The man driving the golf cart asked whether they were lost.
"He was like, 'I got a call that you guys were creating a ruckus,'" Woldeab said. "Nonsense like that. Me and Simon, we were just playing golf. It struck a nerve. People when they see us, they don't think we belong here."
The incident was very important to them, he said, adding that it has helped shape their character.
They use golf as a way to break through racial stereotypes about who should play what sports.
"There aren't that many Black golfers," said Woldeab, who plays for Jesuit's golf team. "I tell my other people-of-color friends, and they're like, 'Oh, you play golf? You're whitewashed.' I don't really care, because we're just trying to break the mold. Why can't we play golf? Why do we have to stick to football and basketball?"

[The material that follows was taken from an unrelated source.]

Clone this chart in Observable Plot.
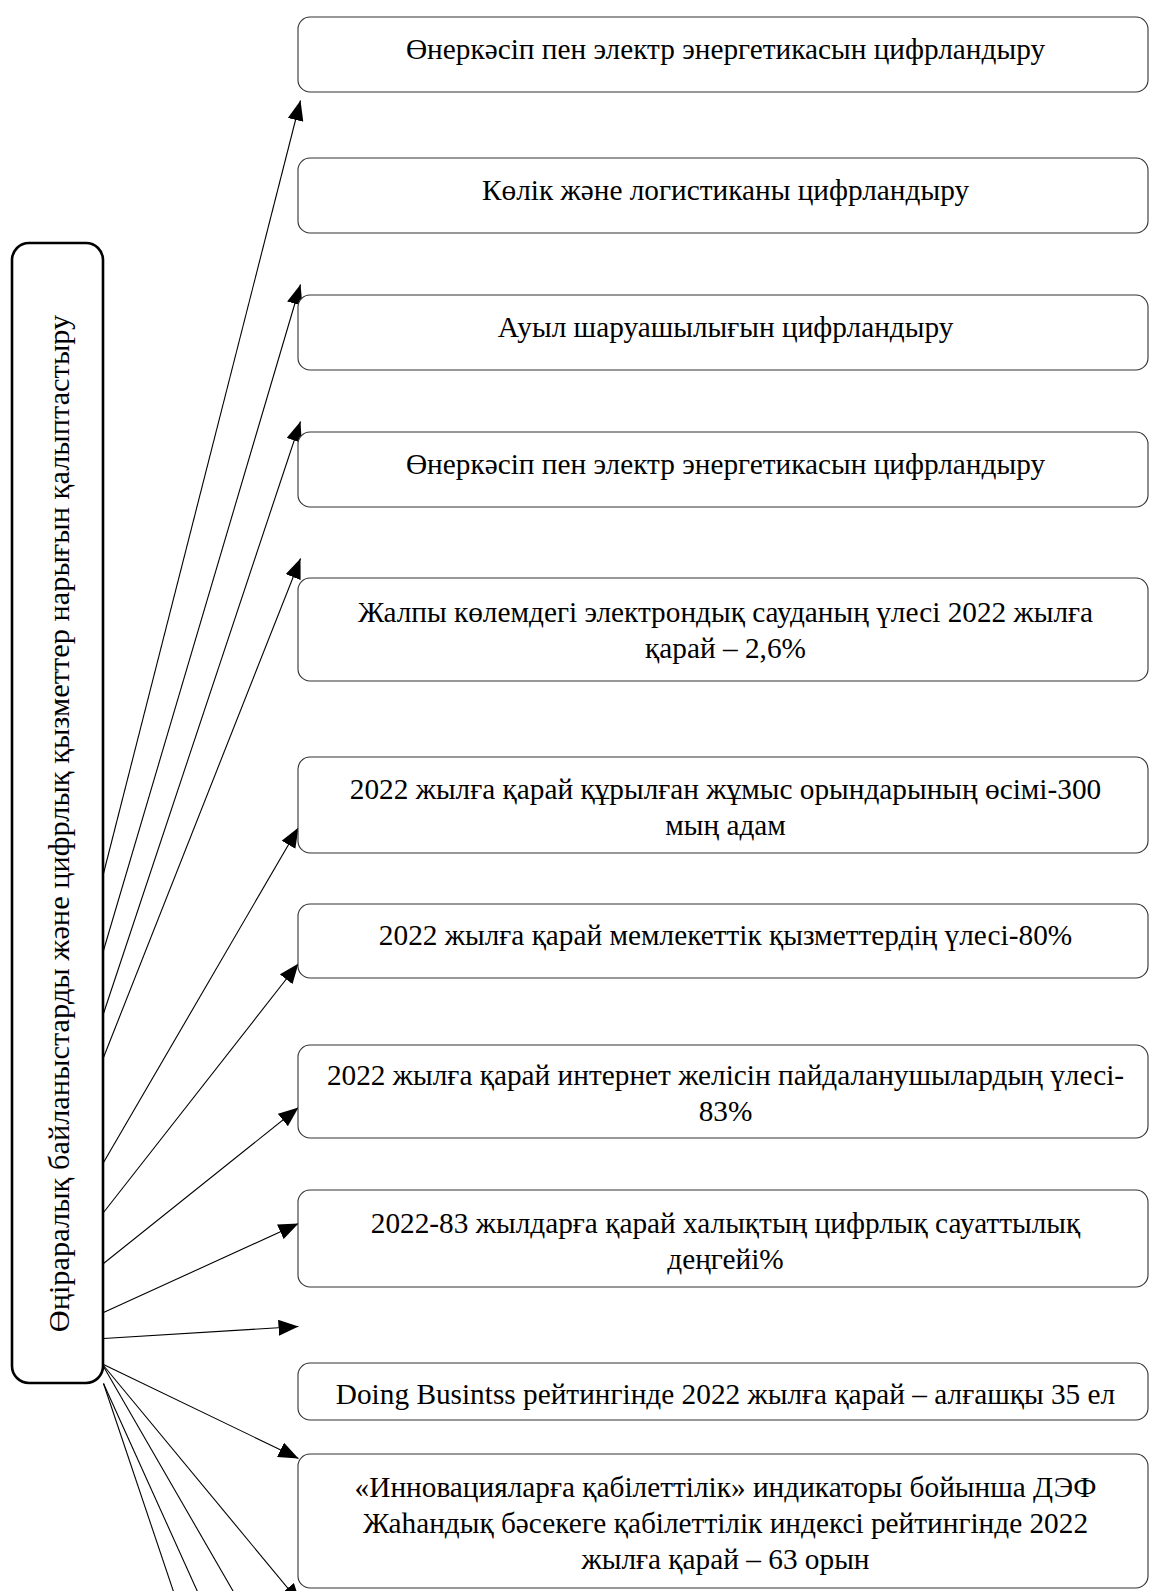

The two friends started to play golf after working as caddies at Waverley Country Club.
Abraha said it's first-come-first-serve to have a shift there as a caddy, so he would wake up at 3:30 a.m. to travel across Portland's east side to the country club near Milwaukie.
"That kind of developed our hard work and discipline. It gave me that mindset of being a go-getter," Abraha said, adding that it allows him to think about potential careers through networking.

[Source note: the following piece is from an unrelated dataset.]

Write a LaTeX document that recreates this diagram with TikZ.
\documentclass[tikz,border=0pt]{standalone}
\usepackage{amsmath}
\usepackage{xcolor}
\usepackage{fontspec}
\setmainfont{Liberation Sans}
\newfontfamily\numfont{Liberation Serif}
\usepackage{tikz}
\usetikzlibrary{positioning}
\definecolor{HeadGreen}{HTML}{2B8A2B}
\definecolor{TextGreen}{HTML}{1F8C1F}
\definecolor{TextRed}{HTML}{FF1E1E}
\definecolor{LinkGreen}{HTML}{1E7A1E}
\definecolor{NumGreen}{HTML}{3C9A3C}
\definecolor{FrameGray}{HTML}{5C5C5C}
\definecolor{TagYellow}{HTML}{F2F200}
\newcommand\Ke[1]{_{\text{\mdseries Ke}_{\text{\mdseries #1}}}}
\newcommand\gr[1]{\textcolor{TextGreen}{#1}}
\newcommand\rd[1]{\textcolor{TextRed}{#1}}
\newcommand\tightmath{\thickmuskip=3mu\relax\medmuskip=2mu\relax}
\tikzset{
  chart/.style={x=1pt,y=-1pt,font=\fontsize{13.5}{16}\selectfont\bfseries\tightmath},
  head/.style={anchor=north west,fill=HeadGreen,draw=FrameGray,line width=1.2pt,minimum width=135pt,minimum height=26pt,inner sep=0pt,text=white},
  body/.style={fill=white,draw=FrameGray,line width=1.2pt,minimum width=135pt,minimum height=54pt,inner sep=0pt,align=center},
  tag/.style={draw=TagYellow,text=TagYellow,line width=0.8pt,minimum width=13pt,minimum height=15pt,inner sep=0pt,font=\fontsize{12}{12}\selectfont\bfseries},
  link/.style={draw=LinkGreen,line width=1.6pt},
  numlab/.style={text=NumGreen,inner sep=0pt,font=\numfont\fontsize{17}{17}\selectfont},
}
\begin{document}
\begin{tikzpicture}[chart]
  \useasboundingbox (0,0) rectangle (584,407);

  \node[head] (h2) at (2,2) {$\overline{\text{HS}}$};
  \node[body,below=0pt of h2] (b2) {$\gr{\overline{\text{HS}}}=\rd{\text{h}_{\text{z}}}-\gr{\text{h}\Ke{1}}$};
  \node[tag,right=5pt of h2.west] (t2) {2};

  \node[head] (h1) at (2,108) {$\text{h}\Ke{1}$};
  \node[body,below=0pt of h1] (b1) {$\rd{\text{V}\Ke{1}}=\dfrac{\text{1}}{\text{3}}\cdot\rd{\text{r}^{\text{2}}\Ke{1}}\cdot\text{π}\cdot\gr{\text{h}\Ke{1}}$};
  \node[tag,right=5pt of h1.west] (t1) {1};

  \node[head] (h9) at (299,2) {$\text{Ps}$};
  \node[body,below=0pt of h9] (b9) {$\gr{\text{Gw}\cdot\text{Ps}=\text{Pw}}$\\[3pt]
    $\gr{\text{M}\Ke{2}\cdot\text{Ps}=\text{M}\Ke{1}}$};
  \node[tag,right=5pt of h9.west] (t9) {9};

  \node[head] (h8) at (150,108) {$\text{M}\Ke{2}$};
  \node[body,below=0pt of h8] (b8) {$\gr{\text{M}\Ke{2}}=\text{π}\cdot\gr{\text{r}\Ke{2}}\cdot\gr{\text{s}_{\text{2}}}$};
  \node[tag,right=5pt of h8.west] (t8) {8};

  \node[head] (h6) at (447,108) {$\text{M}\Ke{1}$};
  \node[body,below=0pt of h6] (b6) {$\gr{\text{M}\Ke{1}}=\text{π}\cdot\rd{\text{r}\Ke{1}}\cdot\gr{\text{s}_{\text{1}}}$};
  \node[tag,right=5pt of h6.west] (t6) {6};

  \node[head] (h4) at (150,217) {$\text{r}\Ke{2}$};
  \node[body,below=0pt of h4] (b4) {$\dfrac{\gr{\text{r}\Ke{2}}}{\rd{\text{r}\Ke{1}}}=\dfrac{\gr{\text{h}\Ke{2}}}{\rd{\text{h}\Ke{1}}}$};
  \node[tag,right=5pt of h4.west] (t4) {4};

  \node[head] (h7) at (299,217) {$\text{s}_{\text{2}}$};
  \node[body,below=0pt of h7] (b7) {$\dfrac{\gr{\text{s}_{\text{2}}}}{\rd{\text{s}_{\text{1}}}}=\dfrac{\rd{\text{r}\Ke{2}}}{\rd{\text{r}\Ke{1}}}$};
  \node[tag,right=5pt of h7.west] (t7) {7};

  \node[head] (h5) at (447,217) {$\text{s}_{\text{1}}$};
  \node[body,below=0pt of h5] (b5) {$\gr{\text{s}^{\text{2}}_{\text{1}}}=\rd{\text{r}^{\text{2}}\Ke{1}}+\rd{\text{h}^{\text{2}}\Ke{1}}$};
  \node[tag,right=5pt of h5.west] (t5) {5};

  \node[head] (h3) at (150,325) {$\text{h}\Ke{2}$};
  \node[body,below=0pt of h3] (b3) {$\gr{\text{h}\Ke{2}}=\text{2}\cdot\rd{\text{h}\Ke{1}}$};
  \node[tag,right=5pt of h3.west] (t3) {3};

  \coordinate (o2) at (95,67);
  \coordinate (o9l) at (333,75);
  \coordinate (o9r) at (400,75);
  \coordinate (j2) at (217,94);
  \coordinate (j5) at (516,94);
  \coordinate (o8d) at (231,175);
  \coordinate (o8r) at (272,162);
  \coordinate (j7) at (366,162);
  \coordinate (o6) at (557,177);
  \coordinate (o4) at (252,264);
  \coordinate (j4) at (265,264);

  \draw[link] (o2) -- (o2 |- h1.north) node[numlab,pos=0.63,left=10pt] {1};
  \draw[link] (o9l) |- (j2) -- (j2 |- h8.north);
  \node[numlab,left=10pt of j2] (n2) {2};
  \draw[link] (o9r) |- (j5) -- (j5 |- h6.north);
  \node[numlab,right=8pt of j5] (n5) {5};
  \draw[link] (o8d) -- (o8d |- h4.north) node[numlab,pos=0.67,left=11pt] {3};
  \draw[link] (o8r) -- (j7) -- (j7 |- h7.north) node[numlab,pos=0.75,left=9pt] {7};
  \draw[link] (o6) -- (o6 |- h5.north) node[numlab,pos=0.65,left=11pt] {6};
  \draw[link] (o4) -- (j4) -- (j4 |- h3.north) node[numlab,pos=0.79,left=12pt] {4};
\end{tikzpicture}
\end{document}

With gratitude for their parents' sacrifices, both Abraha and Woldeab said they're planning to attend college.
Hearing their voices
The In My Shoes tours were quickly fully booked, said Drury, director of Word is Bond.
Local elected officials have been attending the tours, and some of them have attended more than one.
Woldeab said he was glad to see the Feb. 19 tour attended by several elected officials, including Multnomah County District Attorney Mike Schmidt, Multnomah County Commissioner Susheela Jayapal, and Portland city commissioners Jo Ann Hardesty and Mingus Mapps.
"They're the people making the decisions in our community," Woldeab said. "Hopefully they took what we said today."
Abraha said he hoped to see older community members attend, adding that there's a disconnect between what youth in his community experience and what older residents perceive about that experience.
"We're the future, and if we don't have what we need to succeed, what's going to happen 10 years down the line?" he said.
The target audience from the beginning was white residents, Drury says. The group on Feb. 19 was nearly all white.
But more conversations about who Word is Bond community ambassadors want to see attend the tours have come up since the tours began, Drury said, adding that they've talked about wanting to see more Black community members show support.
Attendance by the other main target audience, police, has been sparse since the beginning, Drury said.
Community ambassadors run their tours twice per day, and the first tour was originally intended to be exclusively for police. But there haven't been enough police attending to justify keeping that distinction, Drury said.
"I think there's a missed opportunity there for the officers, especially (for those) that patrol Parkrose, that patrol Cully," he said. "They should be there."
Editor's note: This story has been updated to show that Lakayana Drury is the founder and director of the nonprofit Word is Bond.
It has also been updated to say that Word is Bond's programs predate its founding as a nonprofit in 2018.